Archaeological exploration could begin by mid-November to determine if remains of those once buried at a Germantown Potter’s Field lie beneath the site of the Philadelphia Housing Authority’s Queen Lane project.
A team of archaeologists and historic preservation experts will be at the now-empty Queen Lane Apartments within weeks to more closely study areas where a radar survey showed underground anomalies. Their findings will likely be the key factor determining when the existing apartment tower would come down and what, if anything, PHA can rebuild at the site.
Local representatives of the U.S. Department of Housing and Urban Development hosted an update meeting Thursday at their Center City offices, as part of an ongoing federally-mandated historic preservation assessment and review.
The 1950s-era Queen Lane housing project was built atop a vacant plot that had been resting place to indigents, black people, and “strangers” who had no family or friends to bury them, since 1755.
There are neighborhood accounts of bones emerging from the ground during the earlier building, but so far, no solid information on what was dug up or where it all went. The next step in the process is “ground truthing,” or digging near the anomalies.
“Nothing’s been disturbed. What we’re trying to do is get the best delineation of the Potter’s Field” while exploring as small an area as possible, said Paul Lehmann, regional environmental officer for HUD. “This Potter’s Field could be much bigger than we thought.”
The last tenants moved out of Queen Lane last November and the apartment building was to have been torn down months ago, but the Potter’s Field re-discovery and the issues surrounding it have put the project a year behind, officials have said.

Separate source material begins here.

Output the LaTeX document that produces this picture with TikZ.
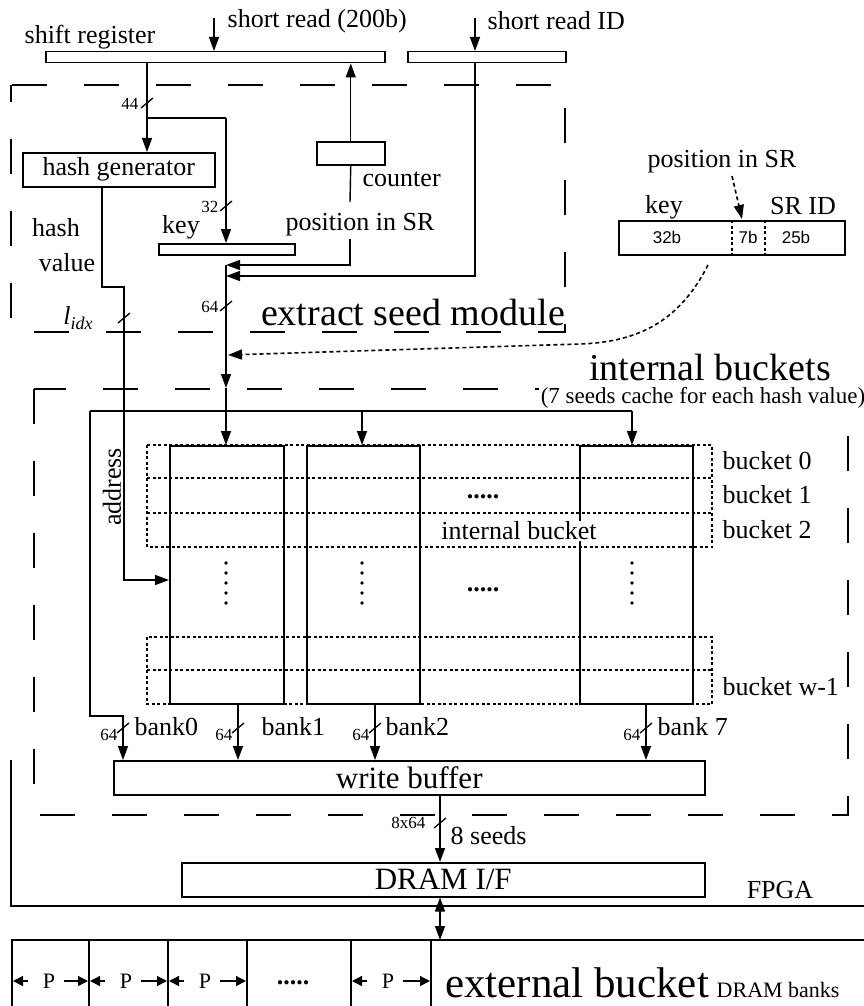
\documentclass[tikz,border=0pt]{standalone}
\usepackage{fontspec}
\setmainfont{Liberation Serif}
\newfontfamily\sansf{Liberation Sans}
\usetikzlibrary{arrows.meta}
\begin{document}
\begin{tikzpicture}[x=1pt,y=-1pt,
  line width=1.4pt,
  >={Triangle[length=14pt,width=10pt]},
  sm/.style={-{Triangle[length=10pt,width=10pt]}},
  lbl/.style={inner sep=0pt, font=\fontsize{26}{28}\selectfont},
  big/.style={inner sep=0pt, font=\fontsize{38}{40}\selectfont},
  num/.style={inner sep=0pt, font=\fontsize{17}{19}\selectfont},
  fmtnum/.style={inner sep=0pt, font=\sansf\fontsize{17}{19}\selectfont},
  bar/.style={draw, line width=1.5pt, anchor=north west, inner sep=0pt, minimum height=11pt},
  blk/.style={draw, line width=1.5pt, anchor=north west, inner sep=0pt},
  modbox/.style={line width=1.8pt, dash pattern=on 35pt off 37pt},
  dotl/.style={line width=1.4pt, dash pattern=on 3pt off 2.5pt},
  dotarrow/.style={line width=1.6pt, dash pattern=on 4pt off 3pt},
  busslash/.pic={\draw[line width=1.3pt] (-6,5) -- (6,-5);}
]
\useasboundingbox (0,0) rectangle (864,1006);

% ---------- extract seed module ----------
\draw[modbox, dash phase=18pt] (11,85) rectangle (565,332);
\node[bar, minimum width=339pt] (sr) at (45,51) {};
\node[bar, minimum width=158pt] (srid) at (407,51) {};
\node[lbl] (lsr) at (90,37) {shift register};
\node[lbl, anchor=west] (lshort) at (227,21) {short read (200b)};
\node[lbl, anchor=west] (lshortid) at (487,21) {short read ID};
\coordinate (srin) at (214,18);
\coordinate (idin) at (475,18);
\draw[->] (srin) -- (srin |- sr.north);
\draw[->] (idin) -- (idin |- srid.north);

\node[blk, minimum width=192pt, minimum height=34pt, font=\fontsize{26}{28}\selectfont] (hashgen) at (22,152) {hash generator};
\node[blk, minimum width=68pt, minimum height=23pt] (counter) at (316,141) {};
\node[lbl, anchor=west] (lcounter) at (362,179) {counter};
\node[bar, minimum width=136pt] (keybar) at (158,243) {};
\node[lbl] (lkey) at (181,227) {key};
\node[lbl] (lpos) at (360,225) {position in SR};
\node[lbl] (lhash) at (56,228) {hash};
\node[lbl] (lvalue) at (67,263) {value};

\coordinate (tap) at (147,118);
\coordinate (tapk) at (226,118);
\draw[->] (tap |- sr.south) -- (tap |- hashgen.north);
\draw (tap) -- (tapk);
\draw[->] (tapk) -- (tapk |- keybar.north);
\pic at (147,103) {busslash};
\node[num, anchor=east] (l44) at (139,104) {44};
\pic at (226,206) {busslash};
\node[num, anchor=east] (l32) at (219,207) {32};

\draw[->] (counter.north) -- (counter.north |- sr.south);
\coordinate (cdown) at (350,202);
\draw (counter.south) -- (cdown);
\coordinate (posTop) at (350,239);
\coordinate (posBend) at (350,265);
\coordinate (m1) at (226,265);
\draw[->] (posTop) -- (posBend) -- (m1);
\coordinate (idBend) at (475,276);
\coordinate (m2) at (226,276);
\draw[->] (idin |- srid.south) -- (idBend) -- (m2);

\coordinate (mIn) at (226,388);
\coordinate (junc) at (226,411);
\draw[->] (m1) -- (mIn);
\draw (mIn) -- (junc);
\pic at (226,306) {busslash};
\node[num, anchor=east] (l64m) at (219,307) {64};

\coordinate (hb1) at (102,287);
\coordinate (hb2) at (124,287);
\coordinate (hb3) at (124,580);
\pic at (124,318) {busslash};
\node[lbl] (lidx) at (78,318) {\textit{l}\raisebox{-5pt}{\fontsize{18}{18}\selectfont\textit{idx}}};
\node[big] (lmod) at (413,312) {extract seed module};

% ---------- seed format ----------
\node[blk, minimum width=226pt, minimum height=34pt] (fmt) at (618,220) {};
\draw[line width=1.3pt, dash pattern=on 3pt off 2.5pt] (732,220) -- (732,254);
\draw[line width=1.3pt, dash pattern=on 3pt off 2.5pt] (765,220) -- (765,254);
\node[fmtnum] (f32) at (667,237) {32b};
\node[fmtnum] (f7) at (748,237) {7b};
\node[fmtnum] (f25) at (796,237) {25b};
\node[lbl] (fpos) at (722,162) {position in SR};
\node[lbl] (fkey) at (664,207) {key};
\node[lbl] (fid) at (803,206) {SR ID};
\coordinate (fposA) at (732,176);
\coordinate (fposB) at (742,219);
\draw[dotarrow, -{Triangle[length=14pt,width=10pt]}] (fposA) -- (fposB);
\coordinate (cv1) at (708,265);
\coordinate (cv2) at (580,344);
\coordinate (cv3) at (228,355);
\draw[dotarrow, -{Triangle[length=14pt,width=10pt]}] (cv1) .. controls (680,320) and (640,342) .. (cv2) -- (cv3);

% ---------- internal buckets ----------
\draw[modbox] (34,389) rectangle (848,815);
\node[big] (lib) at (710,367) {internal buckets};
\node[inner sep=2pt, fill=white, font=\fontsize{23}{25}\selectfont] (lib2) at (703,398) {(7 seeds cache for each hash value)};

\node[blk, minimum width=114pt, minimum height=258pt] (colA) at (169,445) {};
\node[blk, minimum width=113pt, minimum height=258pt] (colB) at (306,445) {};
\node[blk, minimum width=113pt, minimum height=258pt] (colC) at (579,445) {};

\coordinate (dL) at (90,411);
\coordinate (dM) at (362,411);
\coordinate (dR) at (632,411);
\draw (dL) -- (dR);
\draw[->] (junc) -- (junc |- colA.north);
\draw[->] (dM) -- (dM |- colB.north);
\draw[->] (dR) -- (dR |- colC.north);

\draw[->] (hashgen.south -| hb1) -- (hb1) -- (hb2) -- (hb3) -- (hb3 -| colA.west);
\node[lbl, rotate=90] (laddr) at (112,487) {address};

\node[lbl, fill=white, inner sep=1pt] (lintb) at (519,531) {internal bucket};
\draw[dotl] (147,445) rectangle (712,547);
\draw[dotl] (147,478) -- (712,478);
\draw[dotl] (147,513) -- (712,513);
\draw[dotl] (147,637) rectangle (712,704);
\draw[dotl] (147,670) -- (712,670);
\node[lbl] (dots1) at (483,497) {\textbf{.....}};
\node[lbl] (dots2) at (483,590) {\textbf{.....}};
\foreach \xx in {226,362,632}{
  \foreach \yy in {563,573,583,593,603}{
    \fill (\xx,\yy) circle (1.9pt);
  }
}
\node[lbl, anchor=west] (b0) at (722,461) {bucket 0};
\node[lbl, anchor=west] (b1) at (722,495) {bucket 1};
\node[lbl, anchor=west] (b2) at (722,530) {bucket 2};
\node[lbl, anchor=west] (bw) at (722,687) {bucket w-1};

\node[blk, minimum width=591pt, minimum height=34pt, font=\fontsize{31}{33}\selectfont] (wbuf) at (113,760) {write buffer};

\coordinate (lp1) at (90,716);
\coordinate (lp2) at (123,716);
\draw[->] (dL) -- (lp1) -- (lp2) -- (lp2 |- wbuf.north);
\coordinate (k1) at (238,703);
\coordinate (k2) at (375,703);
\coordinate (k7) at (646,703);
\draw[->] (k1) -- (k1 |- wbuf.north);
\draw[->] (k2) -- (k2 |- wbuf.north);
\draw[->] (k7) -- (k7 |- wbuf.north);
\foreach \xx in {123,238,375,646}{ \pic at (\xx,728) {busslash}; }
\node[num, anchor=east] (n0) at (118,735) {64};
\node[num, anchor=east] (n1) at (233,735) {64};
\node[num, anchor=east] (n2) at (370,735) {64};
\node[num, anchor=east] (n7) at (641,735) {64};
\node[lbl, anchor=west] (bk0) at (134,727) {bank0};
\node[lbl, anchor=west] (bk1) at (261,727) {bank1};
\node[lbl, anchor=west] (bk2) at (385,727) {bank2};
\node[lbl, anchor=west] (bk7) at (657,727) {bank 7};

% ---------- DRAM ----------
\node[blk, minimum width=523pt, minimum height=34pt, font=\fontsize{31}{33}\selectfont] (dram) at (181,862) {DRAM I/F};
\coordinate (w8) at (440,823);
\draw[->] (w8 |- wbuf.south) -- (w8 |- dram.north);
\pic at (440,823) {busslash};
\node[num, anchor=east] (l8x) at (426,823) {8x64};
\node[lbl, anchor=west] (l8s) at (450,836) {8 seeds};
\node[lbl] (lfpga) at (780,890) {FPGA};
\draw[line width=1.6pt] (11,760) -- (11,906) -- (864,906);

\coordinate (ext) at (440,940);
\draw[{Triangle[length=14pt,width=10pt]}-{Triangle[length=14pt,width=10pt]}] (w8 |- dram.south) -- (ext);
\draw[line width=1.6pt] (864,940) -- (12,940) -- (12,1006);
\foreach \xx in {89,168,247,351,431}{ \draw[line width=1.5pt] (\xx,940) -- (\xx,1006); }
\foreach \a/\b in {12/89,89/168,168/247,351/431}{
  \node[inner sep=0pt, font=\fontsize{22}{24}\selectfont] at (\a+37,981) {P};
  \draw[sm] (\a+16,981) -- (\a+1,981);
  \draw[sm] (\a+52,981) -- (\b-1,981);
}
\node[lbl] (edots) at (293,983) {\textbf{.....}};
\node[inner sep=0pt, font=\fontsize{43}{45}\selectfont] (lext) at (577,983) {external bucket};
\node[inner sep=0pt, font=\fontsize{22}{24}\selectfont, anchor=west] (lbanks) at (716,990) {DRAM banks};
\end{tikzpicture}
\end{document}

The ground radar was done in June. Late last month, PHA went before the city Zoning Board to have lot lines on the property redrawn to reflect their current plan, a roughly two-acre open area fronting Queen Lane where the Potter’s Field had been, with homes surrounding it on three sides fronting Pulaski Avenue, Priscilla and Penn streets.
Maps of the area from 1895 and 1910 show a similar layout of properties around the Potter’s Field, and the current PHA plan keeps to those boundaries.
Excavation will be done at three spots on the far end of the Potter’s Field, toward Penn Street, said Mary Alfson Tinsman of Cultural Heritage Research Services Inc.
Crews will work in as small an area as possible, she said, but there will be heavy equipment on the site to remove any paving and topsoil to get to what’s beneath before hand digging and scraping. The process should take about four weeks.
“The goal is to leave bodies in place, we’re not trying to disinter anyone,” she said.
The existence of houses around the Potter’s Field before the housing project went up adds another dimension.
In one spot, archaeologists will be looking for at a spot that came up on the ground-penetrating radar as a perfectly rectangular shape, but in a location just outside the Potter’s Field, in a place where there had never been a building, Tinsman said.
“We know that there were houses, we know that there were wells, we know that there were privies,” and anything like that revealed during the dig would also be historically significant, she said.
PHA officials began meeting with residents and neighborhood activists in 2010 to talk about its plans, but cancelled the gatherings after the radar study was done. With the troubled PHA still under HUD control, the federal agency seems to be now publicly taking the lead.
HUD division director Monica Hawkins said that from now on, the agency would coordinate monthly briefings on the Queen Lane project, either through meetings like the one held Thursday or through emails and conference calls.
At the meeting Thursday, Germantown residents echoed their complaints that the site is not being maintained and is attracting trash and crime.
There are also questions about promises made, and which will be kept.
Corliss Gray, president of the Queen Lane Tenant Council, said PHA promised displaced residents that many would be able to come back, as 55 new housing units would be replaced there.
At the same time, PHA has pledged that no building will take place over the Potter’s Field, and acting executive director of housing operations Michael Johns said that meant even if it meant building nothing at all at the site.
Gray wanted assurances that the money to rebuild housing at Queen Lane was safe and that “whatever you all do, the residents of PHA are still entitled to those 55 units.”
Johns said the money for the new development was still there but that other PHA funds were being spent on the Section 106 review.
“At some point, there may be an effect on the project,” he said. “We don’t know.”
In the end, it will likely be the results of the archeological dig and the historic review that set a course of action, Lehmann said.